Residential energy storage systems are increasingly becoming a cornerstone of modern energy management, driven by the need for efficiency, cost savings, and sustainability. A critical component in maximizing the effectiveness of these systems is the Home Energy Management System (HEMS), which orchestrates the interaction between solar generation, battery storage, and household consumption. By leveraging advanced algorithms, IoT connectivity, and intuitive user interfaces, HEMS optimizes energy usage patterns to align with dynamic tariffs, peak demand periods, and user preferences.

One of the primary functions of HEMS is demand response, which involves adjusting energy consumption in response to grid conditions or pricing signals. Algorithms analyze real-time data from smart meters, weather forecasts, and historical usage patterns to predict household demand. These predictions enable the system to pre-charge batteries during periods of low electricity prices or high solar generation, ensuring stored energy is available when grid prices peak. For instance, if a time-of-use tariff structure penalizes high consumption in the evening, HEMS can discharge the battery during those hours, reducing reliance on the grid.

Peak shaving is another key optimization strategy, where HEMS minimizes electricity drawn from the grid during high-demand periods. By monitoring load profiles, the system identifies recurring peaks and deploys battery storage to smooth consumption. This not only lowers electricity bills but also reduces strain on local grid infrastructure. In regions with demand charges—where fees are based on the highest power draw in a billing cycle—peak shaving can lead to substantial cost savings. Advanced algorithms dynamically adjust thresholds based on seasonality and usage trends, ensuring optimal performance under varying conditions.

Tariff-based charging algorithms further enhance cost efficiency by aligning battery operation with fluctuating electricity prices. HEMS continuously evaluates pricing data from utility providers, scheduling charging cycles during off-peak periods and discharging when rates are highest. Some systems incorporate machine learning to refine these schedules over time, accounting for anomalies like holidays or extreme weather events. For households with solar PV, excess generation can be stored rather than exported at unfavorable feed-in tariffs, maximizing self-consumption and financial returns.

IoT integration plays a pivotal role in enabling these functionalities. Smart devices, such as thermostats, EV chargers, and appliances, communicate with HEMS to create a cohesive energy ecosystem. For example, the system may delay running a dishwasher or adjust HVAC settings slightly to align with battery availability or solar production. Real-time monitoring through IoT sensors also ensures battery health by preventing overcharging or excessive discharge cycles. Secure cloud-based platforms aggregate data across devices, allowing remote control and firmware updates to improve performance.

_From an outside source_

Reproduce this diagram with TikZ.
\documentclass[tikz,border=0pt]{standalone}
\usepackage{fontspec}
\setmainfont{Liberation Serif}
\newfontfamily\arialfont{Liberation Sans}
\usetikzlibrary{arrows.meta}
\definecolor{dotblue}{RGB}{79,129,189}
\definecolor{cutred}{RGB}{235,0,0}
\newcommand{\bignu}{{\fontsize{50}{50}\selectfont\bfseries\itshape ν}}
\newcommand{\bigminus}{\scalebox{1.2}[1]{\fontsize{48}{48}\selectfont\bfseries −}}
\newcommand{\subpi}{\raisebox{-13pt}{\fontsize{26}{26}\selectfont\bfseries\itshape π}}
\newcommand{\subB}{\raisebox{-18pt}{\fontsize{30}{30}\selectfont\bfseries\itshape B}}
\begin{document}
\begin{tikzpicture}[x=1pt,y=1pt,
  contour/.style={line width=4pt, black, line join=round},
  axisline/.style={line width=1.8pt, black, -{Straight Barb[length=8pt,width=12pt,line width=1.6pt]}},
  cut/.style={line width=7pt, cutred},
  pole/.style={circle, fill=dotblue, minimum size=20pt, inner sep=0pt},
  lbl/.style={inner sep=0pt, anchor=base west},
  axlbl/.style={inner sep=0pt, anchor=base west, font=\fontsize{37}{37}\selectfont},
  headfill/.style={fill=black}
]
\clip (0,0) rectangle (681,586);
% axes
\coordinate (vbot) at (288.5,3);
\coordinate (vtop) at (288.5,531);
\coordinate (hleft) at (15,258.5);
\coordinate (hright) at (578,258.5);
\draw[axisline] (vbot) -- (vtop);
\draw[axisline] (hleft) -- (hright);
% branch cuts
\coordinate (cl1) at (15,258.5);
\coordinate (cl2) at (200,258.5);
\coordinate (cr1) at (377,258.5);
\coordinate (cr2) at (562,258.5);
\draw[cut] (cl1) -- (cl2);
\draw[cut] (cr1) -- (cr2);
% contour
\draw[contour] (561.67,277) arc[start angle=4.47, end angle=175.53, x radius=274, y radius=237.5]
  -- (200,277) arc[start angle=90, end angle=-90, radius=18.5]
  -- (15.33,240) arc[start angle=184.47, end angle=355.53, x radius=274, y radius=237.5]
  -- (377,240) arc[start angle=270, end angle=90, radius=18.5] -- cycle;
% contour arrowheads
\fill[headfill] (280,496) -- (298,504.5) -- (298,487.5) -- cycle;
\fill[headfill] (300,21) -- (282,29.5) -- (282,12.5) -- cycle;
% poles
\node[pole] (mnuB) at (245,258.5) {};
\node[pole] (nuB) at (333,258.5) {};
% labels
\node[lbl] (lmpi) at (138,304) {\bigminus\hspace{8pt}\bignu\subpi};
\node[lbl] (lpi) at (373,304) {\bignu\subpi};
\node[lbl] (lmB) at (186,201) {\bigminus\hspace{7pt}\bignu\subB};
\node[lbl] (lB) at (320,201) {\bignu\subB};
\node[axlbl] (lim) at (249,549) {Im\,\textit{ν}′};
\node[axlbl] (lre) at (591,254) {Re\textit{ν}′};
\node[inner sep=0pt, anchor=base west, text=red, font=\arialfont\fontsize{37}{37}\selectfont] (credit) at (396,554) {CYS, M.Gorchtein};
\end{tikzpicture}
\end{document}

User interfaces bridge the gap between complex algorithms and homeowner engagement. Modern HEMS platforms offer dashboards displaying energy flows, savings metrics, and system status. Mobile apps provide notifications for tariff changes or maintenance alerts, empowering users to adjust preferences manually if needed. Gamification elements, such as savings targets or carbon footprint tracking, encourage proactive energy management. Transparency in data presentation builds trust and ensures users understand the value of their storage system.

Safety and reliability are inherent priorities in HEMS design. Redundant communication protocols ensure uninterrupted operation even during network outages. Fail-safes prevent battery misuse, such as discharging below critical levels or overheating during high-load scenarios. Local processing capabilities allow essential functions to continue without cloud dependency, safeguarding against cybersecurity threats.

The evolution of HEMS is closely tied to advancements in residential battery technology. As energy densities improve and costs decline, systems can store more energy for longer durations, increasing flexibility in optimization strategies. Future developments may include deeper integration with electric vehicles, using bidirectional charging to utilize car batteries as supplementary home storage during peak times.

In summary, HEMS transforms residential battery storage from a passive asset into an intelligent, adaptive system. Through demand response, peak shaving, and tariff optimization, it delivers tangible economic benefits while supporting grid stability. IoT connectivity and user-friendly interfaces ensure seamless operation, making sustainable energy management accessible to households. As algorithms grow more sophisticated and interoperability expands, the potential for HEMS to redefine home energy consumption will only increase.